Politicians and bureaucrats love this game because they can trade regulatory favours for donations and sinecures. Obviously, no politician will really go against such a powerful and profitable racket of self-interested predation. Any who tried who be quickly ground down.
This is how it works. The existence of the state’s privilege of protecting wrong doers from redress by their victims creates the opportunity for concentrated lobbies in the public sector and crony ‘private’ sector to exploit the general population. The latter cannot hope to put up organised resistance to the tidal wave of new regulations and laws. Although these are said to be for the public good, they are not. They are put forward and indeed drafted by state favoured insiders feathering their own nests. The ‘deplorables’, as Hilary Clinton called them, are left knowing deep down that something is going increasingly wrong. They blame politicians and mainstream journalists who are mostly just bought-and-paid-for front men.

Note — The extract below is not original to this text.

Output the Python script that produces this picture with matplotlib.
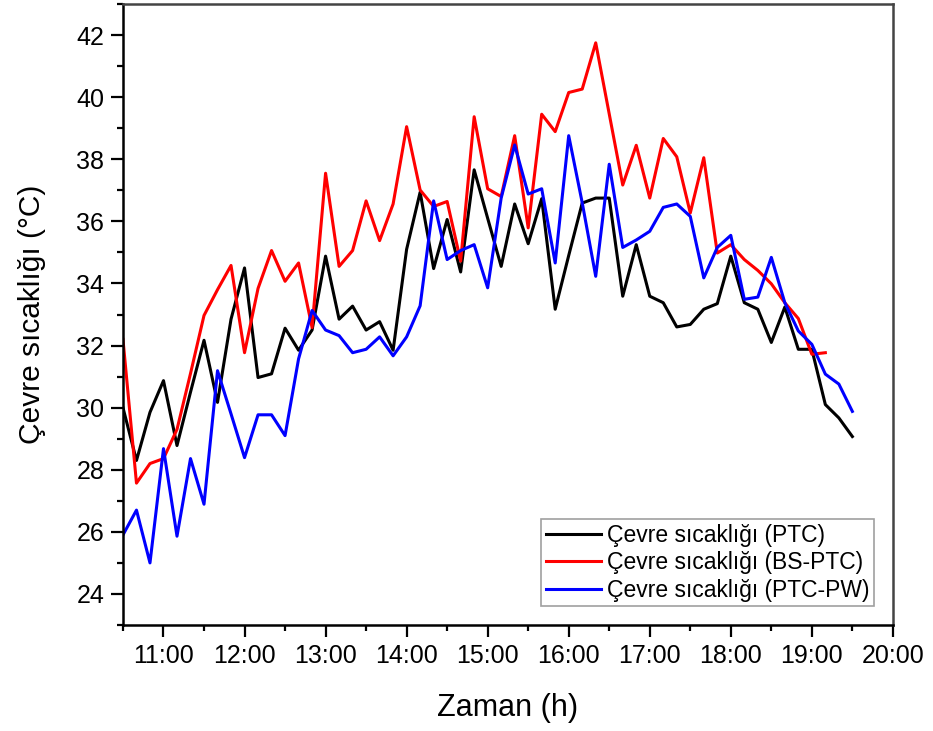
import numpy as np
import matplotlib
matplotlib.use('Agg')
import matplotlib.pyplot as plt
from matplotlib.ticker import MultipleLocator, FuncFormatter

plt.rcParams['font.family'] = ['Liberation Sans', 'DejaVu Sans']

# time in hours, one reading every 10 minutes from 10:30
START_H = 10.5
STEP_H = 1.0 / 6.0

ptc = [30.0, 28.3, 29.85, 30.87, 28.78, 30.5, 32.17, 30.17, 32.85, 34.5,
       30.97, 31.09, 32.56, 31.85, 32.5, 34.88, 32.85, 33.27, 32.5, 32.77,
       31.85, 35.1, 36.94, 34.48, 36.06, 34.37, 37.66, 36.1, 34.55, 36.56,
       35.28, 36.73, 33.17, 34.9, 36.59, 36.75, 36.75, 33.59, 35.25, 33.59,
       33.38, 32.6, 32.68, 33.17, 33.35, 34.88, 33.38, 33.17, 32.1, 33.24,
       31.88, 31.88, 30.1, 29.67, 29.07]

bs_ptc = [32.2, 27.57, 28.2, 28.36, 29.3, 31.1, 32.97, 33.8, 34.58, 31.77,
          33.84, 35.06, 34.07, 34.66, 32.58, 37.55, 34.55, 35.06, 36.66, 35.38,
          36.56, 39.05, 37.01, 36.48, 36.64, 34.72, 39.37, 37.05, 36.8, 38.76,
          35.79, 39.45, 38.89, 40.15, 40.26, 41.75, 39.46, 37.17, 38.45, 36.75,
          38.67, 38.08, 36.27, 38.05, 34.98, 35.25, 34.77, 34.42, 33.99, 33.38,
          32.87, 31.72, 31.77]

ptc_pw = [25.9, 26.7, 25.0, 28.68, 25.86, 28.36, 26.89, 31.19, 29.8, 28.39,
          29.77, 29.77, 29.1, 31.57, 33.13, 32.5, 32.32, 31.77, 31.88, 32.28,
          31.67, 32.28, 33.28, 36.66, 34.77, 35.06, 35.25, 33.86, 36.75, 38.46,
          36.88, 37.05, 34.66, 38.76, 36.6, 34.23, 37.84, 35.16, 35.4, 35.68,
          36.45, 36.56, 36.16, 34.18, 35.16, 35.55, 33.49, 33.56, 34.84, 33.38,
          32.47, 32.04, 31.08, 30.76, 29.88]

labels = ['Çevre sıcaklığı (PTC)', 'Çevre sıcaklığı (BS-PTC)',
          'Çevre sıcaklığı (PTC-PW)']


def times(values):
    return START_H + STEP_H * np.arange(len(values))


fig = plt.figure(figsize=(9.33, 7.31), dpi=100)
ax = fig.add_axes([0.1318, 0.145, 0.957 - 0.1318, 0.9945 - 0.145])

ax.plot(times(ptc), ptc, color='black', lw=2.2, label=labels[0])
ax.plot(times(bs_ptc), bs_ptc, color='#ff0000', lw=2.2, label=labels[1])
ax.plot(times(ptc_pw), ptc_pw, color='#0000ff', lw=2.2, label=labels[2])

ax.set_xlim(10.5, 20)
ax.set_ylim(23, 43)

ax.xaxis.set_major_locator(MultipleLocator(1))
ax.xaxis.set_minor_locator(MultipleLocator(0.5))
ax.xaxis.set_major_formatter(FuncFormatter(lambda v, p: '%d:00' % int(round(v))))
ax.yaxis.set_major_locator(MultipleLocator(2))
ax.yaxis.set_minor_locator(MultipleLocator(1))

ax.tick_params(which='both', direction='out', width=1.6, labelsize=18,
               top=False, right=False)
ax.tick_params(which='major', length=8.5, pad=5)
ax.tick_params(which='minor', length=4)

for side in ['left', 'bottom']:
    ax.spines[side].set_linewidth(1.8)
for side in ['top', 'right']:
    ax.spines[side].set_linewidth(1.8)
    ax.spines[side].set_color('#444444')

ax.set_xlabel('Zaman (h)', fontsize=22, labelpad=18)
ax.set_ylabel('Çevre sıcaklığı (°C)', fontsize=21.5, labelpad=22)

leg = ax.legend(loc='lower right', bbox_to_anchor=(0.975, 0.03), fontsize=16.5,
                frameon=True, fancybox=False, handlelength=2.4,
                handletextpad=0.25, labelspacing=0.2, borderpad=0.2,
                borderaxespad=0)
leg.get_frame().set_edgecolor('#888888')
leg.get_frame().set_linewidth(1.2)

fig.savefig('out.png', dpi=100)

But so long as there is a state, and one presided over by professional representative politicians, it is practically impossible to prevent in-group predation of most producers via legislation and regulation. The only viable solution is a moral challenge to the right of the state to protect its favoured associates from judgement under the Non-aggression Principle. There must be no law making by the state apparatus.
The bad news is that it is going to require a lot more disillusionment with the state before most people are willing to try to do without it. Nevertheless, the number of people in the West, especially perhaps America, who perceive government establishments as the enemy is growing very rapidly. The good news, as ever, is that anywhere where a free-enough society can establish itself will quickly prosper greatly.